S. T. Joshi summarizes Lovecraft’s vision:
Humanity is not at centre stage in the cosmos, and there is no one to help us against the entities who have from time to time descended upon the earth and wreaked havoc; indeed, the ‘gods’ of the Mythos are not really gods at all, but merely extraterrestrials who occasionally manipulate their human followers for their own advantage.
Samuel Francis, writing in the May 1997 issue of Chronicles: A Magazine of American Culture, offers his own take:
Mr. Joshi is correct about the cosmic level of meaning in Lovecraft’s stories, but he largely neglects another, social level of meaning. On that level, Lovecraft’s stories are dramas of modernity in which the forces of tradition and order in society and in the universe are confronted by modernity itself — in the form of the shapeless beings known (ironically) as the “Old Ones.” In fact, they are the “New Ones.” Their appearance to earthly beings is often attended by allusions to “Einsteinian physics,” “Freudian psychology,” “non-Euclidean algebra” (a meaningless but suggestive term), modern art, and the writing of T.S. Eliot and James Joyce. The conflicts in the stories are typically between some representative of traditional order (the New England old stock protagonist) on the one hand, and the “hordes” of Mongoloids, Levantines, Negroes, Caribbeans, and Asians that gibber and prance in worship of the Old Ones and invoke their dark, destructive, and invincible powers.
What Lovecraft does in his stories, then, is not only to develop the logic of his “cosmicism” by exposing the futility of human conventions, but to document the triumph of a formless and monstrous modernity against the civilization to which Lovecraft himself — if almost no one else in his time — was faithful. In the course of his brief existence, he saw the traditions of his class and his people vanishing before his eyes, and with them the civilization they had created, and no one seemed to care or even grasp the nature of the forces that were destroying it. The measures conventionally invoked to preserve it — traditional Christianity, traditional art forms, conventional ethics and political theory — were useless against the ineluctable cosmic sweep of the Old Ones and the new anarchic powers they symbolized.

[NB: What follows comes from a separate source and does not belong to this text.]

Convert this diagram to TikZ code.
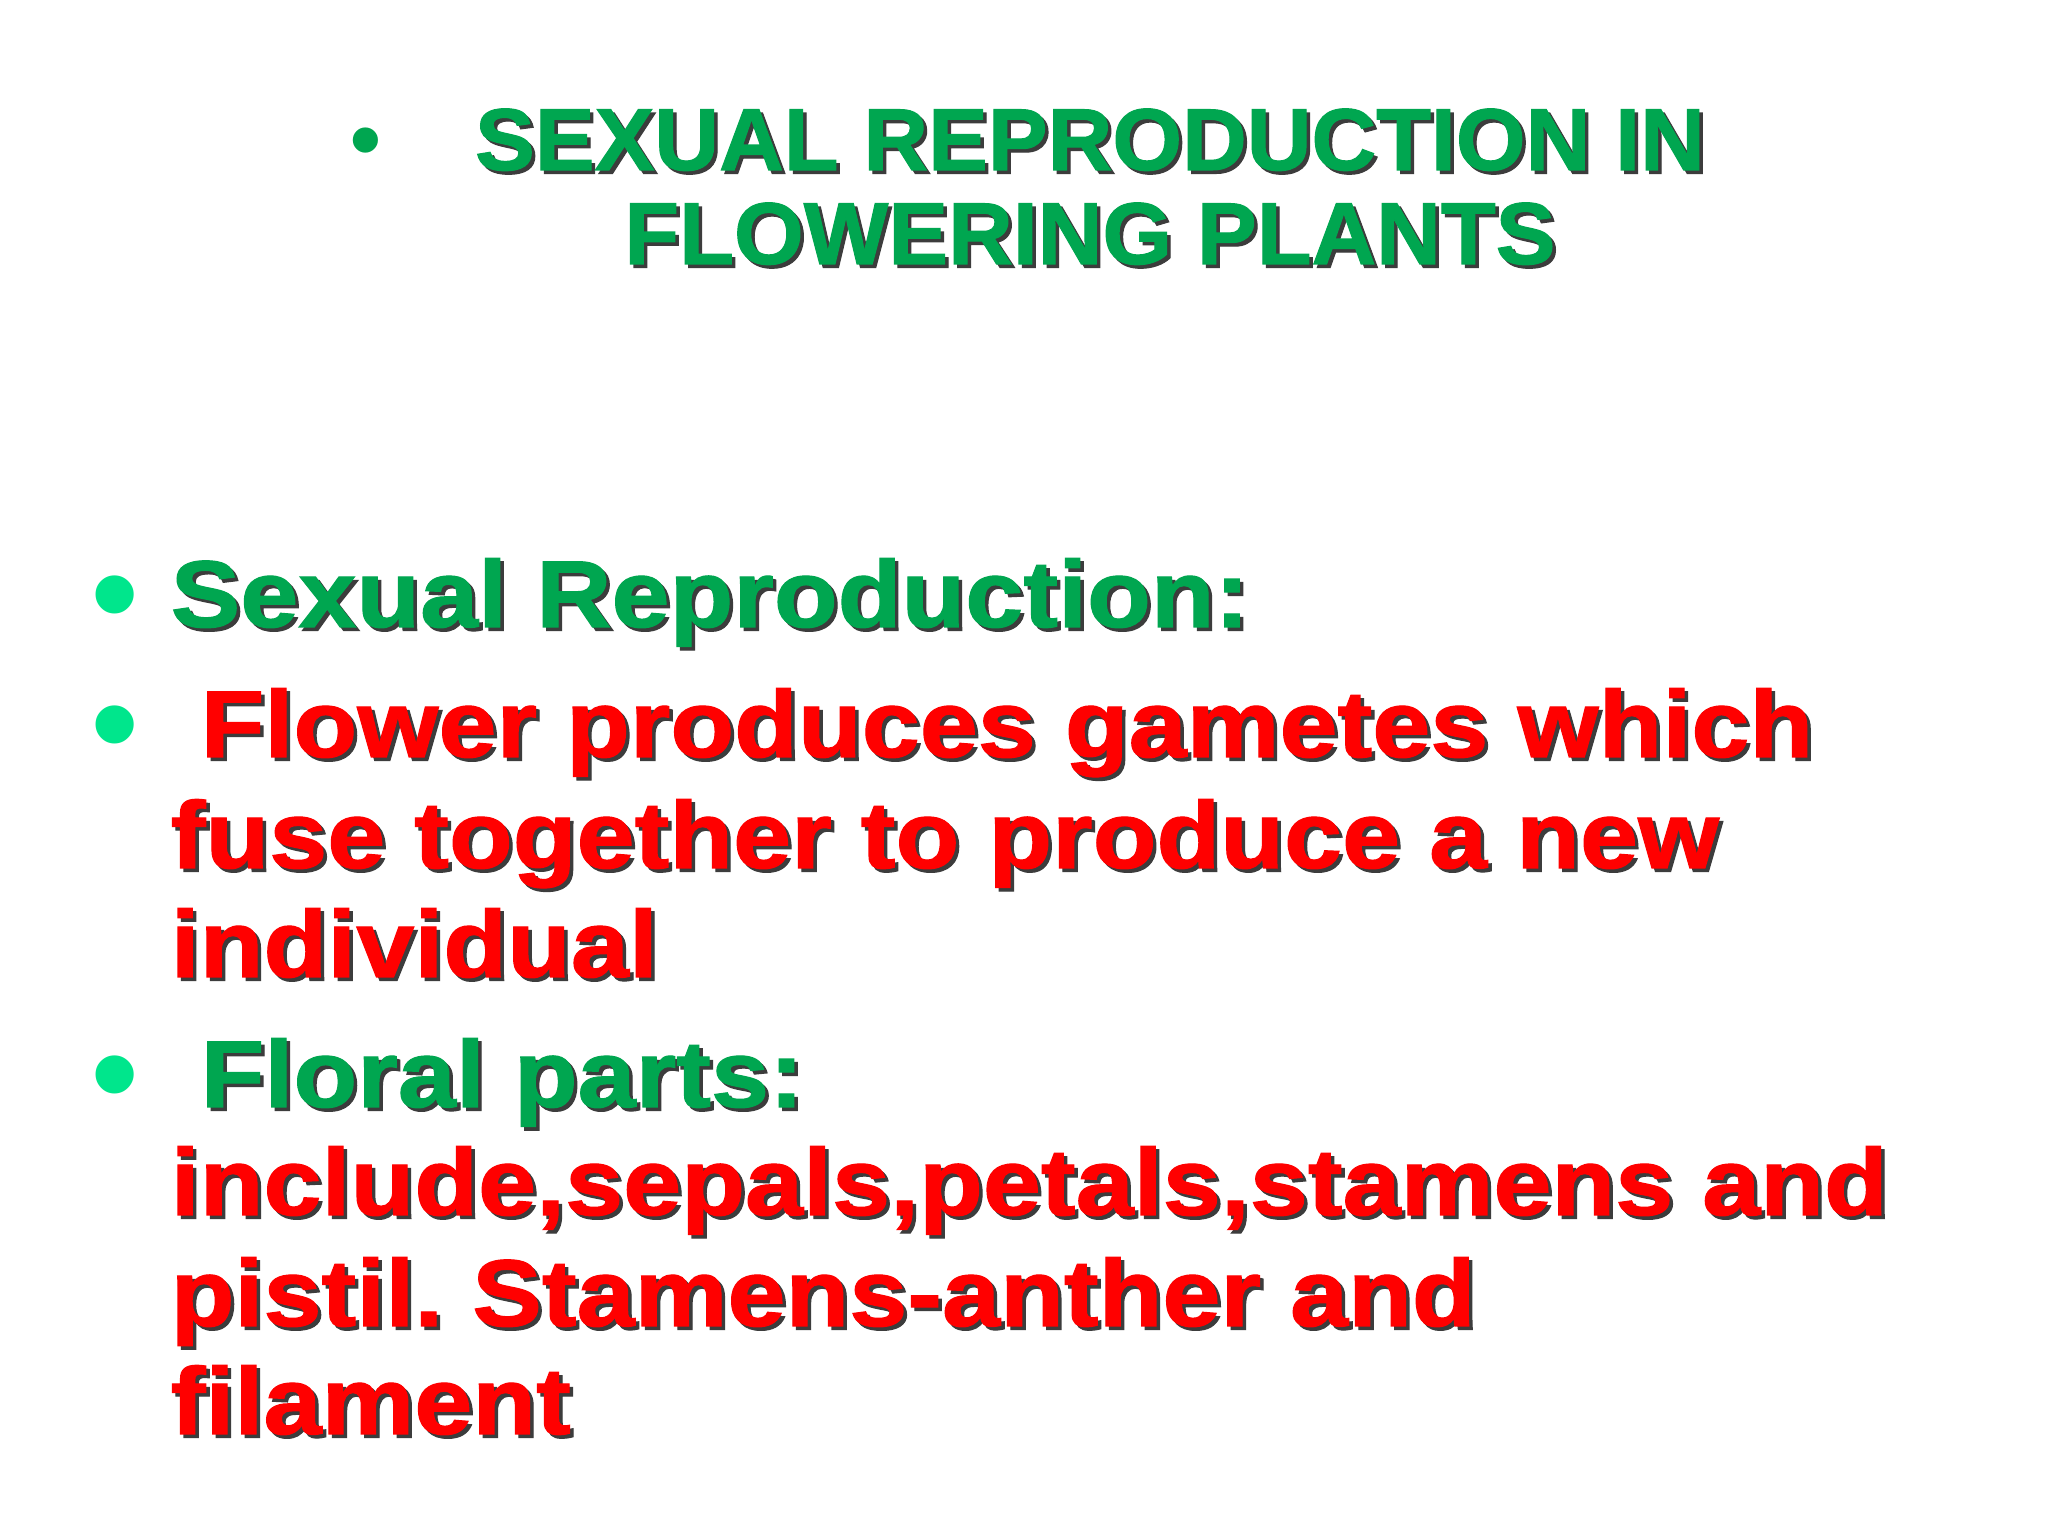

Lovecraft believed that his order could not be saved, and that in the long run it didn’t matter anyway, so he jogged placidly and cynically on, one of America’s last free men, living his life as he wanted to live it and as he believed a New England gentleman should live it: thinking what he wanted to think, and writing what he wanted to write, without concern for conventional opinions, worldly success, or immortality. And yet, despite the indifference he affected, Howard Phillips Lovecraft has in the end attained a kind of immortality, for the classic tales of horror he created will be read as long as that genre of literature is read at all.
(Hat tip to Bradlaugh at Secular Right who correctly notes that Lovecraft is more fun to read about than he is to read.)